Features of the Defect Structure and Luminescence of Nominally Pure Lithium Niobate Crystals Produced Using Different Technologies
Maxim Smirnov,
Diana Manukovskaya,
Nikolay Sidorov,
Mikhail Palatnikov
Affiliations
Maxim Smirnov
Tananaev Institute of Chemistry—Subdivision of the Federal Research Centre “Kola Science Centre of the Russian Academy of Sciences” (ICT), 184209 Apatity, Russia
Diana Manukovskaya
Tananaev Institute of Chemistry—Subdivision of the Federal Research Centre “Kola Science Centre of the Russian Academy of Sciences” (ICT), 184209 Apatity, Russia
Nikolay Sidorov
Tananaev Institute of Chemistry—Subdivision of the Federal Research Centre “Kola Science Centre of the Russian Academy of Sciences” (ICT), 184209 Apatity, Russia
Mikhail Palatnikov
Tananaev Institute of Chemistry—Subdivision of the Federal Research Centre “Kola Science Centre of the Russian Academy of Sciences” (ICT), 184209 Apatity, Russia
We have established that luminescence in lithium niobate crystals both congruent and near-stoichiometric (R ≈ 1) is due to point defects in the cationic sublattice and intraconfigurational transitions in the oxygen-octahedral NbO6 clusters. We have also determined that the main contribution to the luminescence in the visible and near IR regions is made by luminescence centers with the participation of NbLi defects: the NbLi-NbNb bipolaron pair and the NbLi-O defect in a congruent crystal.
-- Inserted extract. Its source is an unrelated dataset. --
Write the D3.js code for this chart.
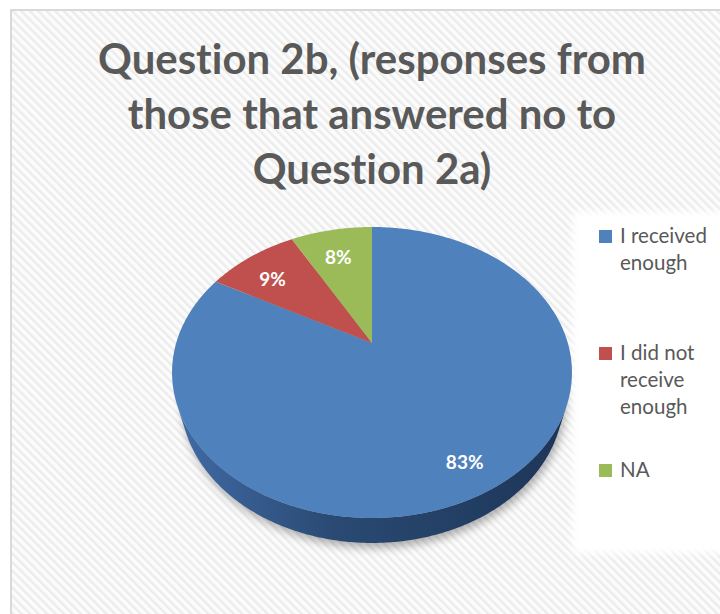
<!DOCTYPE html>
<html>
<head>
<meta charset="utf-8">
<script src="https://cdn.jsdelivr.net/npm/d3@7"></script>
<style>
  html, body { margin: 0; padding: 0; background: #ffffff; }
  svg { display: block; }
  svg text { font-variant-ligatures: none; font-feature-settings: "liga" 0, "clig" 0, "dlig" 0, "calt" 0; }
</style>
</head>
<body>
<svg id="chart" width="720" height="614"></svg>
<script>
// ---- data ----
const categories = ["I received enough", "I did not receive enough", "NA"];
const legendLines = [["I received", "enough"], ["I did not", "receive", "enough"], ["NA"]];
const values = [83, 9, 8];
const percentLabels = ["83%", "9%", "8%"];
const colors = ["#4f81bd", "#c0504d", "#9bbb59"];
const titleLines = ["Question 2b, (responses from", "those that answered no to", "Question 2a)"];

const W = 720, H = 614;
const svg = d3.select("#chart");
const defs = svg.append("defs");

// diagonal hatch used for the chart area fill
const hatch = defs.append("pattern")
  .attr("id", "hatch").attr("patternUnits", "userSpaceOnUse")
  .attr("width", 6).attr("height", 6)
  .attr("patternTransform", "rotate(-45)");
hatch.append("rect").attr("width", 6).attr("height", 6).attr("fill", "#fcfcfc");
hatch.append("rect").attr("width", 2.4).attr("height", 6).attr("fill", "#ececec");

const blur = defs.append("filter").attr("id", "soft")
  .attr("x", "-20%").attr("y", "-20%").attr("width", "140%").attr("height", "140%");
blur.append("feGaussianBlur").attr("stdDeviation", 4);

const panelBlur = defs.append("filter").attr("id", "panelSoft")
  .attr("x", "-10%").attr("y", "-10%").attr("width", "120%").attr("height", "120%");
panelBlur.append("feGaussianBlur").attr("stdDeviation", 3);

// chart area
svg.append("rect").attr("x", 11).attr("y", 10).attr("width", W).attr("height", H)
  .attr("fill", "url(#hatch)").attr("stroke", "#d9d9d9").attr("stroke-width", 2);

// legend panel
svg.append("rect").attr("x", 573).attr("y", 212).attr("width", 160).attr("height", 341)
  .attr("fill", "#ffffff").attr("filter", "url(#panelSoft)");

// ---- title ----
const fontFamily = "Lato, 'Open Sans', sans-serif";
const noLig = "font-variant-ligatures: none; font-feature-settings: 'liga' 0, 'clig' 0, 'dlig' 0";
const title = svg.append("g").attr("fill", "#595959")
  .attr("font-family", fontFamily).attr("font-weight", 700).attr("text-anchor", "middle");
const titleText = title.selectAll("text").data(titleLines).join("text")
  .attr("style", noLig)
  .attr("x", 372).attr("y", (d, i) => 74 + i * 55)
  .attr("font-size", 40).text(d => d);
// size the title so its first line spans the header width
{
  const w = titleText.node().getComputedTextLength();
  titleText.attr("font-size", 40 * 548 / w);
}

// ---- perspective pie ----
const cx = 372, cy = 343;
const sinA = 0.7125, cosA = 0.7017;   // tilt of the pie plane
const D = 3.462, F = 677.9;           // camera distance and focal length (radius = 1)
const depth = 0.207;                  // thickness of the pie
function project(theta, r, yUp) {
  const X = r * Math.sin(theta), Z = r * Math.cos(theta), Y = yUp || 0;
  const yc = Y * cosA + Z * sinA;
  const zc = D + Z * cosA - Y * sinA;
  return [cx + F * X / zc, cy - F * yc / zc];
}
function arcPoints(a0, a1, r, yUp) {
  const n = Math.max(2, Math.ceil(Math.abs(a1 - a0) / 0.01));
  return d3.range(n + 1).map(i => project(a0 + (a1 - a0) * i / n, r, yUp));
}
const line = d3.line();

const pie = d3.pie().sort(null).value(d => d);
const arcs = pie(values);

// shadow under the pie
svg.append("path")
  .attr("d", line(arcPoints(0, 2 * Math.PI, 1, -depth)) + "Z")
  .attr("transform", "translate(2,5)")
  .attr("fill", "#000").attr("fill-opacity", 0.3)
  .attr("filter", "url(#soft)");

// outer wall: visible where it faces the camera
const grad = defs.append("linearGradient").attr("id", "wall")
  .attr("gradientUnits", "userSpaceOnUse")
  .attr("x1", cx - 200).attr("x2", cx + 200).attr("y1", 0).attr("y2", 0);
grad.append("stop").attr("offset", "0%").attr("stop-color", "#416ca7");
grad.append("stop").attr("offset", "40%").attr("stop-color", "#2a4a73");
grad.append("stop").attr("offset", "100%").attr("stop-color", "#1d3557");

const ts = Math.acos(-1 / (D * cosA));
const wallTop = arcPoints(ts, 2 * Math.PI - ts, 1, 0);
const wallBottom = arcPoints(2 * Math.PI - ts, ts, 1, -depth);
svg.append("path")
  .attr("d", line(wallTop.concat(wallBottom)) + "Z")
  .attr("fill", "url(#wall)");

// top faces
svg.append("g").selectAll("path").data(arcs).join("path")
  .attr("d", d => line([project(0, 0)].concat(arcPoints(d.startAngle, d.endAngle, 1, 0))) + "Z")
  .attr("fill", (d, i) => colors[i]);

// value labels
svg.append("g").attr("font-family", fontFamily).attr("font-weight", 700)
  .attr("font-size", 19).attr("fill", "#ffffff").attr("text-anchor", "middle")
  .selectAll("text").data(arcs).join("text")
  .attr("x", d => project((d.startAngle + d.endAngle) / 2, 0.8, 0)[0])
  .attr("y", d => project((d.startAngle + d.endAngle) / 2, 0.8, 0)[1] + 14)
  .text((d, i) => percentLabels[i]);

// ---- legend ----
const legendTop = [243, 360, 477];
const lg = svg.append("g").attr("font-family", fontFamily).attr("fill", "#595959");
categories.forEach((c, i) => {
  lg.append("rect").attr("x", 599).attr("y", legendTop[i] - 13)
    .attr("width", 13).attr("height", 13).attr("fill", colors[i]);
});
const legendTexts = [];
legendLines.forEach((lines, i) => {
  lines.forEach((t, j) => {
    legendTexts.push(lg.append("text").attr("x", 620).attr("y", legendTop[i] + j * 27)
      .attr("font-size", 20).text(t));
  });
});
// fit legend text size to its column width
{
  const w = legendTexts[0].node().getComputedTextLength();
  const fs = 20 * 87 / w;
  legendTexts.forEach(t => t.attr("font-size", fs));
}
</script>
</body>
</html>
The minimum intensity of bipolaron luminescence has been observed in stoichiometric crystals obtained using different technologies. Weak luminescence of the NbLi-NbNb bipolaron pair indicates a small number of NbLi defects in the crystal structure. The number of NbLi defects in the crystal structure indicates a deviation of the crystal composition from stoichiometry.